AIM OF THE EXERCISE → Copy out each line of the material in which the word "diagram" appears.

DATA LINES →
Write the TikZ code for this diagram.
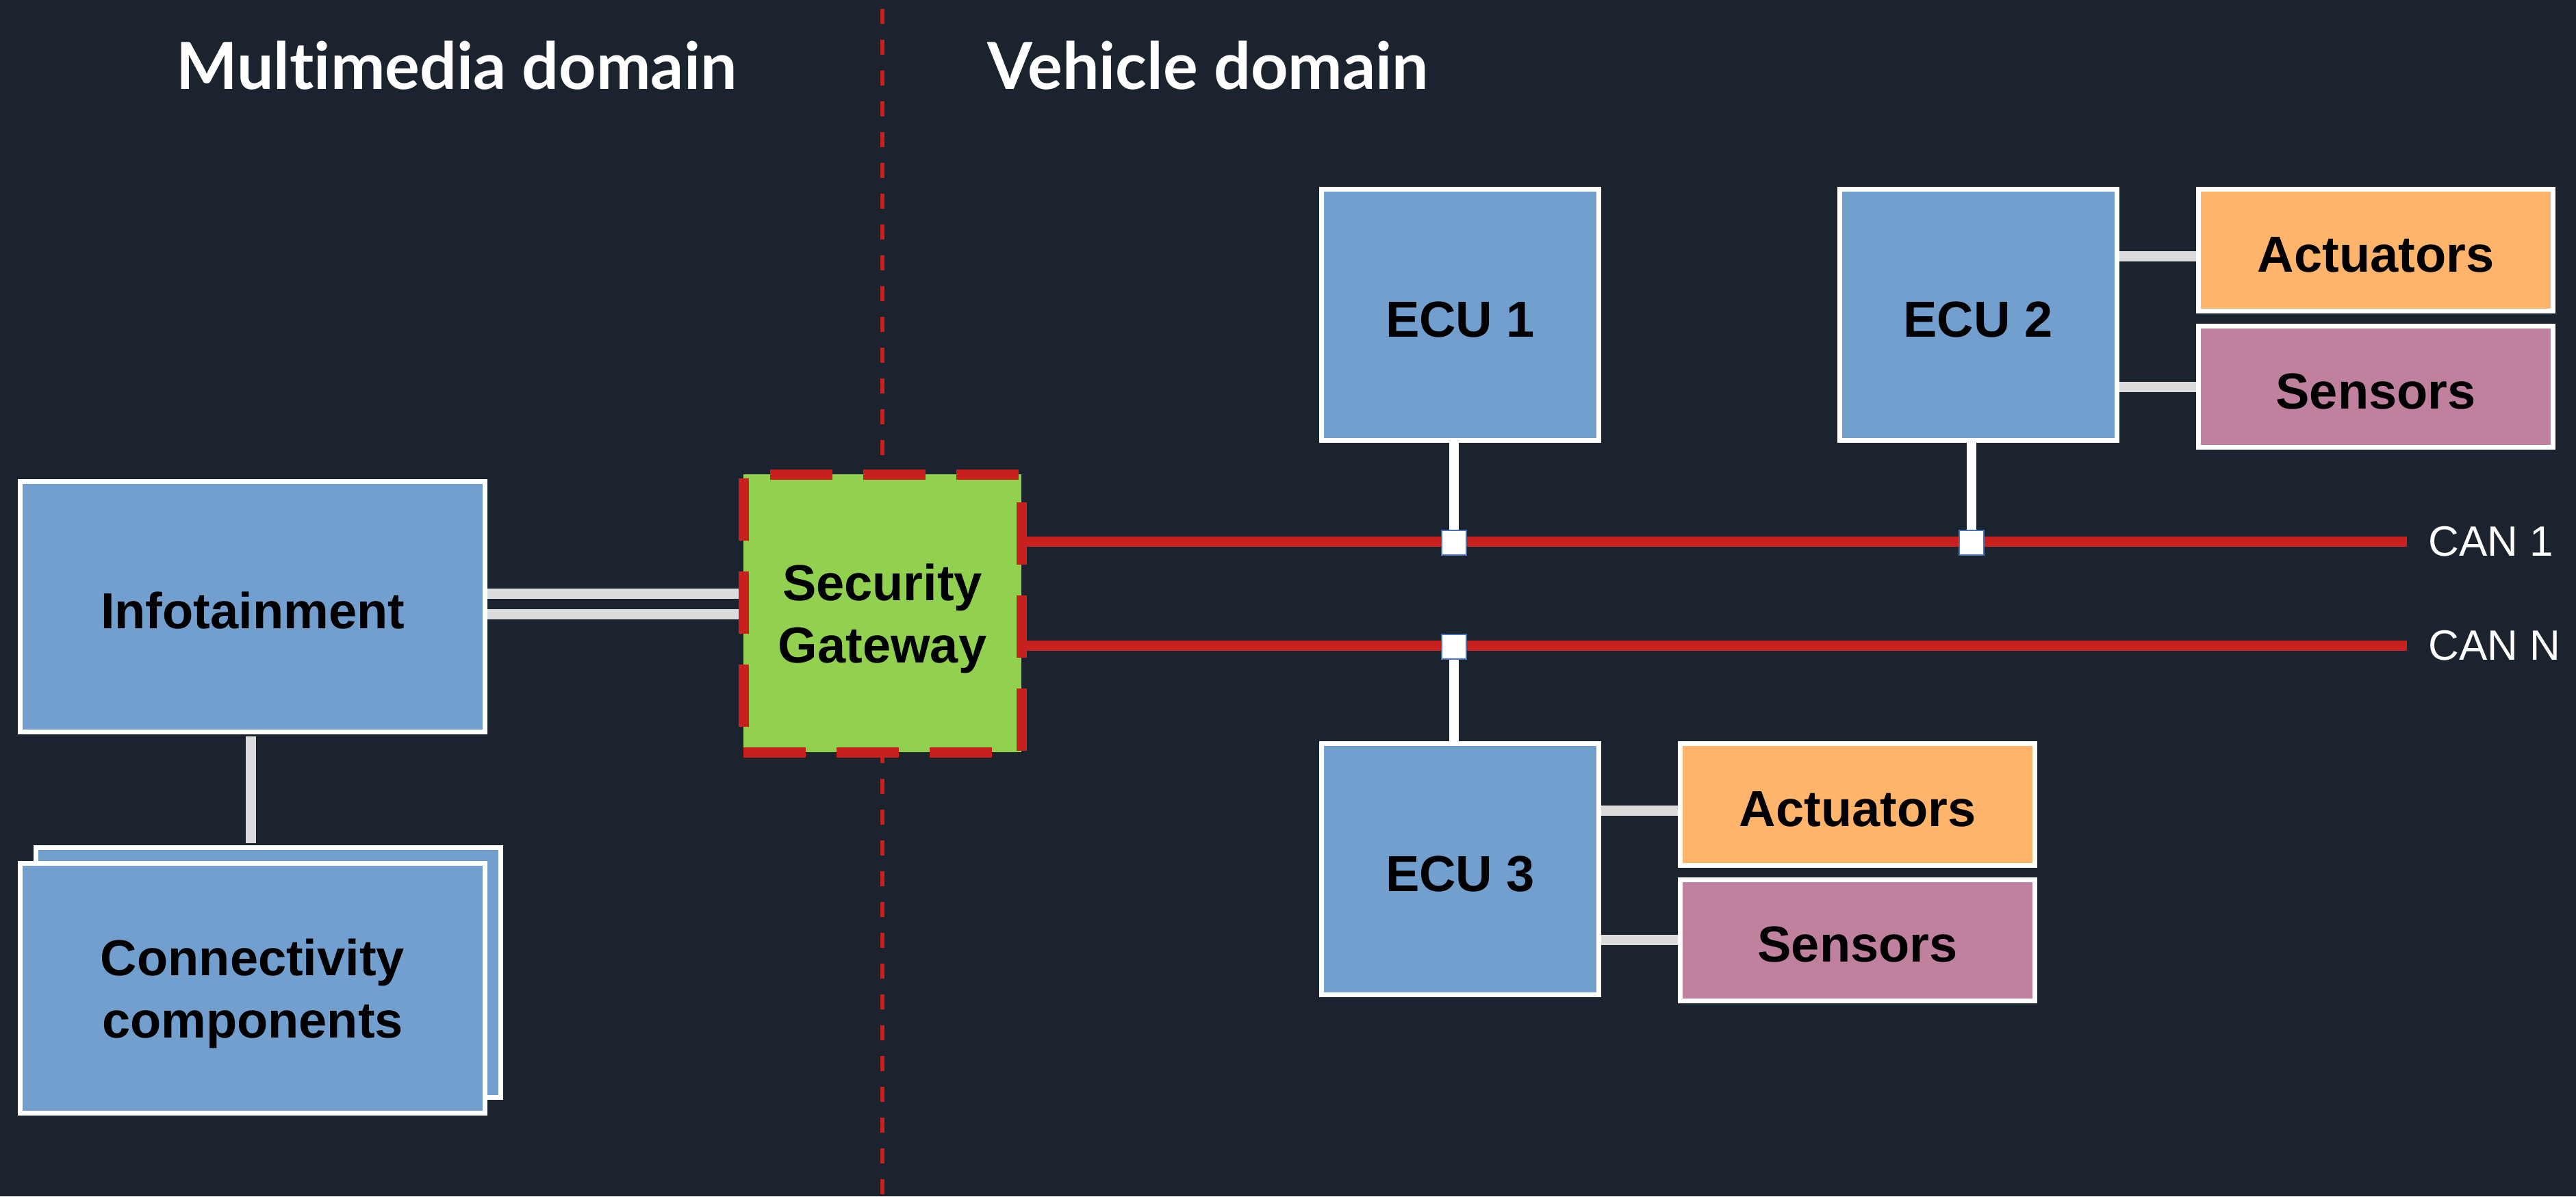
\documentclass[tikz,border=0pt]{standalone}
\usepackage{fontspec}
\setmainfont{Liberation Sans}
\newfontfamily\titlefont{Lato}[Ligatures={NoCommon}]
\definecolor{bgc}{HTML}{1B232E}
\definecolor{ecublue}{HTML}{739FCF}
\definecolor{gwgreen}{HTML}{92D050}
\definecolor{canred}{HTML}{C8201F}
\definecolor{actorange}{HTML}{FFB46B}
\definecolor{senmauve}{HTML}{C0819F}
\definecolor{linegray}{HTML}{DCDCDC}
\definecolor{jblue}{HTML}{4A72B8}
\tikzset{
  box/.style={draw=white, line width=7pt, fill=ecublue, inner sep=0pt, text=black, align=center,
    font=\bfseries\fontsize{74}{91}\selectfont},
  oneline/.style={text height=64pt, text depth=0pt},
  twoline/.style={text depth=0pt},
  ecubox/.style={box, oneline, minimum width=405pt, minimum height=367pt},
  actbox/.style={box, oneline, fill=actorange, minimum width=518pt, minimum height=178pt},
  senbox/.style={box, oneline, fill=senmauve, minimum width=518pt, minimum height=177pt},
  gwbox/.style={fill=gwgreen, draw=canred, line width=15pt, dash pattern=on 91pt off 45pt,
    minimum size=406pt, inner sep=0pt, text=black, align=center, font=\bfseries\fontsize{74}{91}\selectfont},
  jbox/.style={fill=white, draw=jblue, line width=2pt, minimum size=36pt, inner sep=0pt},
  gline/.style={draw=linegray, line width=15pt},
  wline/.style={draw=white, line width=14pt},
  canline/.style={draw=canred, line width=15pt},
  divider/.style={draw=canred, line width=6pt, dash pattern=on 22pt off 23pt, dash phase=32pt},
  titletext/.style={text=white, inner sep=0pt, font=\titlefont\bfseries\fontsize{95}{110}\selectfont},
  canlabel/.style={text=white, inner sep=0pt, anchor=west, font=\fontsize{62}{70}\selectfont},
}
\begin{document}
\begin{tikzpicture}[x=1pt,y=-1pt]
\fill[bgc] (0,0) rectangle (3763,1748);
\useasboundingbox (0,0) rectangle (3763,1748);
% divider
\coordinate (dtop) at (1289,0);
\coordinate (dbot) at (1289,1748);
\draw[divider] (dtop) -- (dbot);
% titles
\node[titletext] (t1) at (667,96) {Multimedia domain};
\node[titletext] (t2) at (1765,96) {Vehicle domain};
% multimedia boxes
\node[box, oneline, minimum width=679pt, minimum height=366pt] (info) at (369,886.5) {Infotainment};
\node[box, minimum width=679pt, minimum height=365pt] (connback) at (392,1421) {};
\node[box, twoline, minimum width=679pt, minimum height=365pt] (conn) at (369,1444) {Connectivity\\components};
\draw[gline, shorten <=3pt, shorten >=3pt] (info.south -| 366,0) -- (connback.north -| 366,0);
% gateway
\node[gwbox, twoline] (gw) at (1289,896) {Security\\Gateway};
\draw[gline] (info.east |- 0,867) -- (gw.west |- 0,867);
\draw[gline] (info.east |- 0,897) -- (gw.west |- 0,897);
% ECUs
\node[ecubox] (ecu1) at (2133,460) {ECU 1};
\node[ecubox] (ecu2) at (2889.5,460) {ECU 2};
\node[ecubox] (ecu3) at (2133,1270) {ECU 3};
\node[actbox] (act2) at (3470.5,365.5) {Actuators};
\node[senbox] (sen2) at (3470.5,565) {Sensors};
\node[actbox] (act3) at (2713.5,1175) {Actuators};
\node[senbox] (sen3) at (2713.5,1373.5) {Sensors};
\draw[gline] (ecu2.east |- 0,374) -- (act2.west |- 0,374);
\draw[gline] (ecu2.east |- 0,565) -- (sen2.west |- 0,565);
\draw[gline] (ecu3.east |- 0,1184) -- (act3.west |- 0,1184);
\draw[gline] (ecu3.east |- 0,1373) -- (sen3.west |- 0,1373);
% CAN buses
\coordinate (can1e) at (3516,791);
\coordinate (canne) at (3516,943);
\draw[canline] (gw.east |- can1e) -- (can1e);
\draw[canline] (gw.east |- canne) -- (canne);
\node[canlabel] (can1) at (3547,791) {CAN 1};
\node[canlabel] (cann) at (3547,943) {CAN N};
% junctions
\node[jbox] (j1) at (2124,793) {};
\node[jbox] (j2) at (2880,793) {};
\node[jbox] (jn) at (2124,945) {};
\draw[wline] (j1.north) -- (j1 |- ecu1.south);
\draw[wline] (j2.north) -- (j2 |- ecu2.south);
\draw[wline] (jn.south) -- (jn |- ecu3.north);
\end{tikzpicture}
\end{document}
==
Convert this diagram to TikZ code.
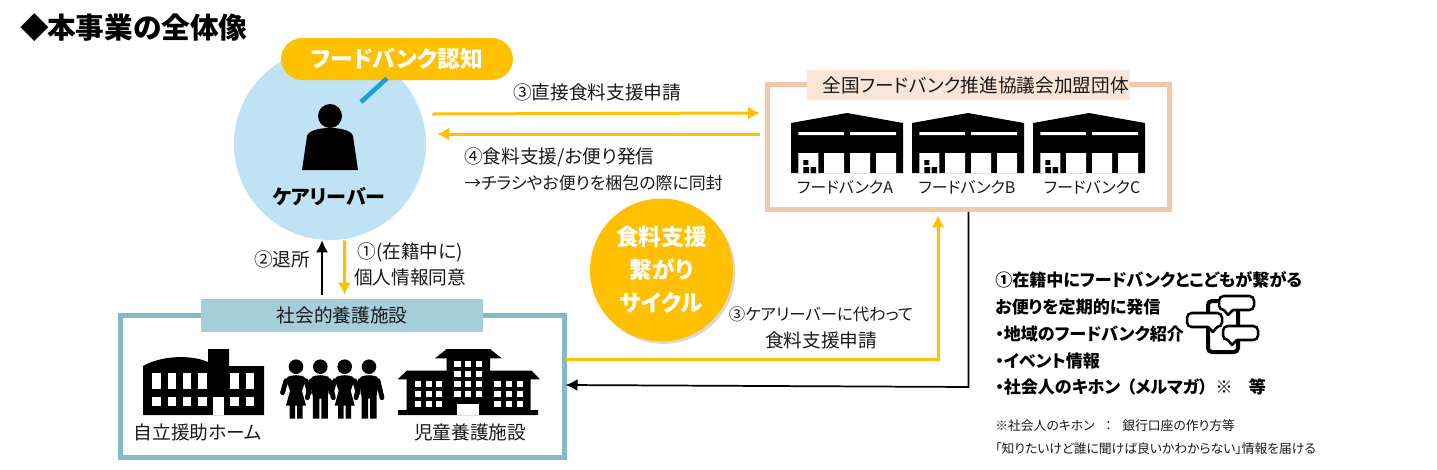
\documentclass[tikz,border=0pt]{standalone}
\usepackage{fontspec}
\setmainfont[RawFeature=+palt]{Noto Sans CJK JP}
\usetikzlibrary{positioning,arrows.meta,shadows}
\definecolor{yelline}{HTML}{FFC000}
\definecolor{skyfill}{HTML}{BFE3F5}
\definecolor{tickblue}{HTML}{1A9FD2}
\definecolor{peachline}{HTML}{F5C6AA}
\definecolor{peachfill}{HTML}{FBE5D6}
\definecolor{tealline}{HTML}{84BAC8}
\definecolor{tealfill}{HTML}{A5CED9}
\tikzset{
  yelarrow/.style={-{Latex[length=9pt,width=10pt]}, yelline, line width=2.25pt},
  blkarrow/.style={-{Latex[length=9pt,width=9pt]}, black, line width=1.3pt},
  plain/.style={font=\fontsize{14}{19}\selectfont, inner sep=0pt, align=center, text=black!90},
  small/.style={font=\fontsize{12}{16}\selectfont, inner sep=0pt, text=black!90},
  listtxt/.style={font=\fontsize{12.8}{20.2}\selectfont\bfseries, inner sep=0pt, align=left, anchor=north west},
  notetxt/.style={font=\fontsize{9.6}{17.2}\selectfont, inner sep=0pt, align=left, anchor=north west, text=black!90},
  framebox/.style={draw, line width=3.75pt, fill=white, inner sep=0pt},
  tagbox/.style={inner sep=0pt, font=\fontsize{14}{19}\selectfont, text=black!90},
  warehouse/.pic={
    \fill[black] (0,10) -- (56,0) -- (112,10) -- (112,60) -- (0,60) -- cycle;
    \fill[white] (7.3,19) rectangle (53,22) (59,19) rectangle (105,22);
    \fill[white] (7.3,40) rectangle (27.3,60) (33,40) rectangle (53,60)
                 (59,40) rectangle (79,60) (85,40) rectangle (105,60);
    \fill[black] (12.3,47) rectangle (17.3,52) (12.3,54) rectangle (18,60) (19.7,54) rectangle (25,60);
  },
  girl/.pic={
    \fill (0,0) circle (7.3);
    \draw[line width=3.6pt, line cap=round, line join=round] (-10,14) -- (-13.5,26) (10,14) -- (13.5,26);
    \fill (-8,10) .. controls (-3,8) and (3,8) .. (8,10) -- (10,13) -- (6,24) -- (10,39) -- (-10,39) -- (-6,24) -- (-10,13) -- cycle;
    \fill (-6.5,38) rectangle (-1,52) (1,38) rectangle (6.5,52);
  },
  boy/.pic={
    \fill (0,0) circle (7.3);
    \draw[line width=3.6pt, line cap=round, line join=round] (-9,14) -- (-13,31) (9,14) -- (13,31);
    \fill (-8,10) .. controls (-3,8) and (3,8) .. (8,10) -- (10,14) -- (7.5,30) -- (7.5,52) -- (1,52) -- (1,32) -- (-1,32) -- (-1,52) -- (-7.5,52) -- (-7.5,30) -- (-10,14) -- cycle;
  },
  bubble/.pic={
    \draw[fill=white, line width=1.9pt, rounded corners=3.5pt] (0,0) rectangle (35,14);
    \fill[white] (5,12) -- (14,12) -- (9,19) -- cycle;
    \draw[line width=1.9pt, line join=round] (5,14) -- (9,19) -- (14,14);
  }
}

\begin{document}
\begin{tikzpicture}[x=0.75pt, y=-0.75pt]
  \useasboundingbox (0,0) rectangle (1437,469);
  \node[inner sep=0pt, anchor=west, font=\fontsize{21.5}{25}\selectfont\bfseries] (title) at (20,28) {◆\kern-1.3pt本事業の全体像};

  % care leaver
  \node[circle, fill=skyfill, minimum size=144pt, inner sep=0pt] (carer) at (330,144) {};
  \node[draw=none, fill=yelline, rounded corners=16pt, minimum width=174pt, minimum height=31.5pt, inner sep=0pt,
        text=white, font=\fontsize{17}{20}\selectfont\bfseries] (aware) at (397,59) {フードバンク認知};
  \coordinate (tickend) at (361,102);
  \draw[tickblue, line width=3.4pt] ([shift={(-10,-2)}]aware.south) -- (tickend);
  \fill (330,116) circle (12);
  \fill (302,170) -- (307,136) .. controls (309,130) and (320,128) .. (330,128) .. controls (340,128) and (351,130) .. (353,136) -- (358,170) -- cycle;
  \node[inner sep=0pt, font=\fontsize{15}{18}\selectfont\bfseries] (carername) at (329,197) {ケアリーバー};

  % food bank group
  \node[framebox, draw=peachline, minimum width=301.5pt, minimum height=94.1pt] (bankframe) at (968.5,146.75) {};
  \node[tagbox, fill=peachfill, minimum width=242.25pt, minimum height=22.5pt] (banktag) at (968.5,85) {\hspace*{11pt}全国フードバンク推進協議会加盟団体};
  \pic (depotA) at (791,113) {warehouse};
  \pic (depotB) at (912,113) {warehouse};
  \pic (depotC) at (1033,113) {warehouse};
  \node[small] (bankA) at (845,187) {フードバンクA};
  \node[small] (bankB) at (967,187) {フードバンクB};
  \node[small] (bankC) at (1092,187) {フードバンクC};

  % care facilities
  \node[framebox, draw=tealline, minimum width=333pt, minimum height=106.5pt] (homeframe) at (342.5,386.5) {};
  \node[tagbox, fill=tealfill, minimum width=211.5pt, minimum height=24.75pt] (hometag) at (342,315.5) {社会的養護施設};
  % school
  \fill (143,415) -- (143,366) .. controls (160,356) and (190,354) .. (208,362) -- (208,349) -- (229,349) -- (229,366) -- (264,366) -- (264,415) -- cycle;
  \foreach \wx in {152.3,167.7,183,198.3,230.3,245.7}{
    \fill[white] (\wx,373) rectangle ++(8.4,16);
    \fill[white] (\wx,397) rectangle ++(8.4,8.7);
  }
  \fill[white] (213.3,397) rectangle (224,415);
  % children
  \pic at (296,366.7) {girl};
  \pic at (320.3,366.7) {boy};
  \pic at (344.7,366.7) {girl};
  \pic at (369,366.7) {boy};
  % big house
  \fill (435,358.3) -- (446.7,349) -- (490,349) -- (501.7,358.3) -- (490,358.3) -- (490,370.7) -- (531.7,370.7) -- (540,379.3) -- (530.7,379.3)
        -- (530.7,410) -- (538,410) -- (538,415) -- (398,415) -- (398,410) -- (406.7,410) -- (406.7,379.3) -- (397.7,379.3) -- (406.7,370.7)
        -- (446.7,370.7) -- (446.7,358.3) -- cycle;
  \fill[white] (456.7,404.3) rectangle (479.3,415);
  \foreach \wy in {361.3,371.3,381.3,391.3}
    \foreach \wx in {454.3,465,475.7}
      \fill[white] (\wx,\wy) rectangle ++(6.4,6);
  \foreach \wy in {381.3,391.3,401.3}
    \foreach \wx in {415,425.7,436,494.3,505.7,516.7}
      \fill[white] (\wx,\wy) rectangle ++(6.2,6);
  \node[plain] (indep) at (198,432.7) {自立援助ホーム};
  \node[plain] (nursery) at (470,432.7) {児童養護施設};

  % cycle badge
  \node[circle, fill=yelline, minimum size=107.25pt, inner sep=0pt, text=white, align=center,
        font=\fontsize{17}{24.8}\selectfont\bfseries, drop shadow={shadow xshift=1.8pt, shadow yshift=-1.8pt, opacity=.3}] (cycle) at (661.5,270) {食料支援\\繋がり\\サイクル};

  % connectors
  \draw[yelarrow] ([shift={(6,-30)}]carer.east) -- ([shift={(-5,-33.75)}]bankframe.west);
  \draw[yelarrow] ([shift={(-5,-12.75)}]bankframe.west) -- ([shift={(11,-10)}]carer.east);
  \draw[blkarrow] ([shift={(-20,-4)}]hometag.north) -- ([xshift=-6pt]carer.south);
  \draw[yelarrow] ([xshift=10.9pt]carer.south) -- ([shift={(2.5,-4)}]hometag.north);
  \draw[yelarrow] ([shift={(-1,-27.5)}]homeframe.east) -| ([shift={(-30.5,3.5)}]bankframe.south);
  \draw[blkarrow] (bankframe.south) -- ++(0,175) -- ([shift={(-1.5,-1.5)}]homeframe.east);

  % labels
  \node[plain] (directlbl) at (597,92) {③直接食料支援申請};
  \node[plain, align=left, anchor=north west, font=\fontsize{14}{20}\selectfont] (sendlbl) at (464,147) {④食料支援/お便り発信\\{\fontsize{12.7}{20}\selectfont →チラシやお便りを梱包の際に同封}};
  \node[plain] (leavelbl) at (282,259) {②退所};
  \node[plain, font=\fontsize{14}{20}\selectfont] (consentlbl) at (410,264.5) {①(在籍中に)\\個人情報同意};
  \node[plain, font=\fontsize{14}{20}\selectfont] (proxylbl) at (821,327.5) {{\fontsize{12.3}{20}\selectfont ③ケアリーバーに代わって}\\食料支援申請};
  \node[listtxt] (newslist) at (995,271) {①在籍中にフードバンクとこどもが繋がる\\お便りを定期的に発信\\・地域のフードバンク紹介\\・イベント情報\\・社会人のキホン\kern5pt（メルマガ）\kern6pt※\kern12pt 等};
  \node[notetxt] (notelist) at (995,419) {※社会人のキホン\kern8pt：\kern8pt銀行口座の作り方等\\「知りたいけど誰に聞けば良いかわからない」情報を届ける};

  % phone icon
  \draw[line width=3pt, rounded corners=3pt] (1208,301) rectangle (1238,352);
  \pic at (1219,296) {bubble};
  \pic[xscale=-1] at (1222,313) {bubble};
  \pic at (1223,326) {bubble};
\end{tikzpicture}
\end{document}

TASK SOLUTION →
Write the TikZ code for this diagram.
Convert this diagram to TikZ code.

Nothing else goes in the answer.